>Last night I was reading the current (November) issue of O Magazine…
…and came across something quite fascinating in the Body Wise section on page 218 called “Women’s Business.”
The section’s subtitle was “Good news, bad news on the sexual health front,” and boy, was that an understatement. One of the bulleted points really caught my eye. It was called “Embarrassing Symptons.” You wouldn’t believe what it addressed:
More than half of women over age 50 are affected to some degree by a condition called pelvic organ prolapse […]. “Many women feel like something is falling out of their vagina,” says Linda Brubaker, MD, director of the division of female pelvic medicine and reconstructive surgery at Loyola University Medical Center in Chicago. In some cases, it is, and it must be pushed back up inside their bodies. The problem starts when connective tissues…blah, blah, blah.
I’m sorry. I stopped reading after I saw the part about having to push the entrails of your peeper that have FALLEN OUT AND ARE HANGING IN THE WIND back up inside where they belong.
Ugh. Alright, here’s why they said your cat could fall out:
The problem starts when connective tissues that support the pelvic organs—including the vagina, bladder, and rectum—become stretched and damaged (usually the result of pregnancy and pushing during childbirth, but sometimes due to frequent heavy lifting AND WHORING); over time those organs begin dropping. [Lo’s note: Sorry. That last part about the whoring was mine.]
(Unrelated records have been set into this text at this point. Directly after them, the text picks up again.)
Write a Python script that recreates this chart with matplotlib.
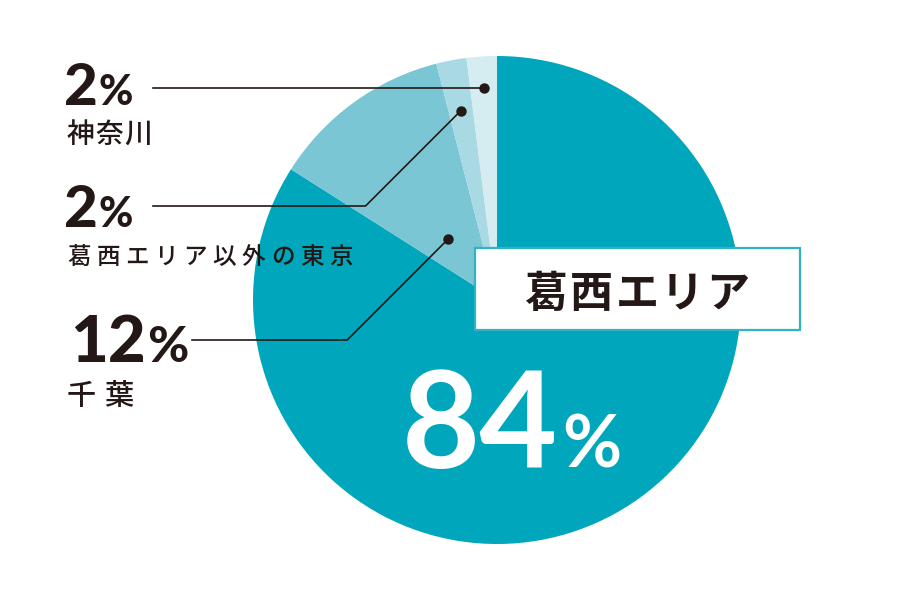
import matplotlib
matplotlib.use('Agg')
import matplotlib.pyplot as plt
from matplotlib.patches import Rectangle
import numpy as np

# ---- data ----
categories = ['葛西エリア', '千葉', '葛西エリア以外の東京', '神奈川']
values = [84, 12, 2, 2]
colors = ['#00A6BB', '#7AC6D4', '#A9DAE3', '#D5ECF1']

DARK = '#231815'
NUM_FONT = ['Lato', 'DejaVu Sans']
JP_FONT = ['Noto Sans CJK JP', 'DejaVu Sans']

fig = plt.figure(figsize=(9, 6), dpi=100)
ax = fig.add_axes([0, 0, 1, 1])


def Y(y):
    return 600 - y


CX, CY, R = 497, 300, 244
wedges, _ = ax.pie(values, colors=colors, startangle=90, counterclock=False,
                   center=(CX, Y(CY)), radius=R, frame=True,
                   wedgeprops=dict(linewidth=0))
ax.set_xlim(0, 900)
ax.set_ylim(0, 600)
ax.set_aspect('equal')
ax.axis('off')


def wedge_point(w, afrac, rfrac):
    t1, t2 = w.theta1, w.theta2
    a = np.deg2rad(t1 + (t2 - t1) * afrac)
    return CX + R * rfrac * np.cos(a), Y(CY) + R * rfrac * np.sin(a)


# ---- leaders ----
lw = 1.2
# 神奈川
px, py = wedge_point(wedges[3], 0.5, 0.87)
ax.plot([153, px], [py, py], color=DARK, lw=lw, zorder=5)
ax.plot(px, py, 'o', color=DARK, ms=6.5, zorder=6)
# 東京
px, py = wedge_point(wedges[2], 0.5, 0.79)
ey = Y(206)
ex = px - (py - ey)
ax.plot([153, ex, px], [ey, ey, py], color=DARK, lw=lw, zorder=5)
ax.plot(px, py, 'o', color=DARK, ms=6.5, zorder=6)
# 千葉
px, py = wedge_point(wedges[1], 0.57, 0.32)
ey = Y(340)
ex = px - (py - ey)
ax.plot([192, ex, px], [ey, ey, py], color=DARK, lw=lw, zorder=5)
ax.plot(px, py, 'o', color=DARK, ms=6.5, zorder=6)


def num(x, y, s, size, color=DARK, weight='black'):
    ax.text(x, Y(y), s, fontsize=size, fontweight=weight, family=NUM_FONT,
            color=color, ha='left', va='baseline', zorder=7)


def spaced(chars, x0, pitch, ybase, size, weight='medium', color=DARK):
    for i, ch in enumerate(chars):
        ax.text(x0 + i * pitch, Y(ybase), ch, fontsize=size, fontweight=weight,
                family=JP_FONT, color=color, ha='center', va='baseline', zorder=7)


# 神奈川 2%
num(64, 105, str(values[3]), 42)
num(99, 105, '%', 30)
spaced(categories[3], 80, 29, 143, 20)

# 東京 2%
num(64, 227, str(values[2]), 42)
num(99, 227, '%', 30)
spaced(categories[2], 79, 29.1, 264, 17)

# 千葉 12%
num(70, 362, str(values[1]), 47)
num(147, 362, '%', 36)
spaced(categories[1], 81, 38, 405, 21)

# 葛西エリア box
ax.add_patch(Rectangle((475, Y(330)), 325, 82, facecolor='white',
                       edgecolor='#2FB3C5', lw=1.6, zorder=6))
spaced(categories[0], 546, 45.5, 307, 31, weight='bold')

# 84%
num(402, 468, str(values[0]), 97, color='white', weight='bold')
num(562, 468, '%', 52, color='white', weight='bold')

fig.savefig('out.png', dpi=100)
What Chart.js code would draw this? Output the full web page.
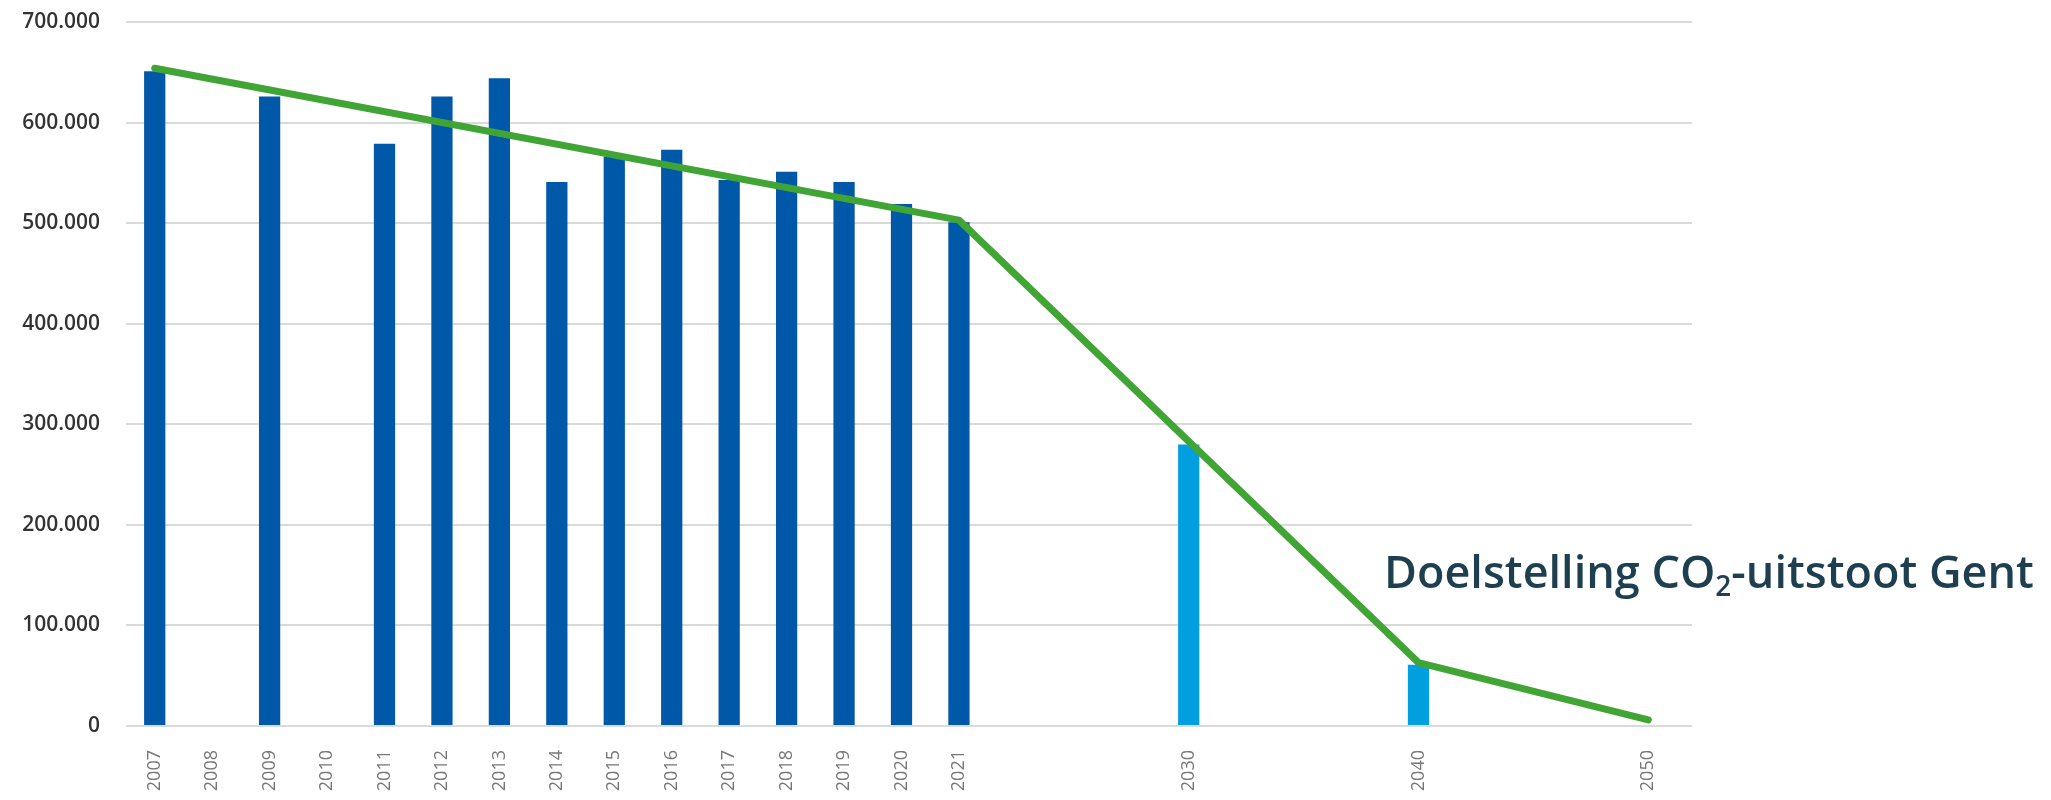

Many women are too embarrassed to see a doctor,” says Brubaker, [no shit, says Lo] “or they’re afraid they’ll need surgery.” But treatment includes nonsurgical options such as Kegel exercises and the insertion of a pessary, a plastic device that helps support the pelvic organs.
My favorite part is at the end of the piece:
For more information, check out the Pelvic Floor Disorders Network (pfdn.org).
Pelvic Floor Disorders? They make it sound like your peeper’s got some sort of trap door that could give at any moment.
Anyway ladies, if you find yourself walking along and your cat suddenly falls out, or if it’s already happened and you’ve been duct taping it to hold it in, there’s help. (Fellas, if this is happening to your girl, tell her there’s a solution…unless you happen to like loose snatch.)
I know I shouldn’t joke about this, but good lawd, of all the things I didn’t realize I’d have to worry about with the passage of time. Now they’re telling me that once I’m in my 50’s, I gotta be on the lookout for my cat falling out as I’m shopping, or, heaven forbid, trying on shoes?
On another front, I guess this means I’d better stop whoring.*
*I’m just joking. I’m so not a whore.
**What qualifies for whoredom anyway? Is there a certain number that, once you pass it, you get a certificate? Perhaps I shouldn’t speak so soon.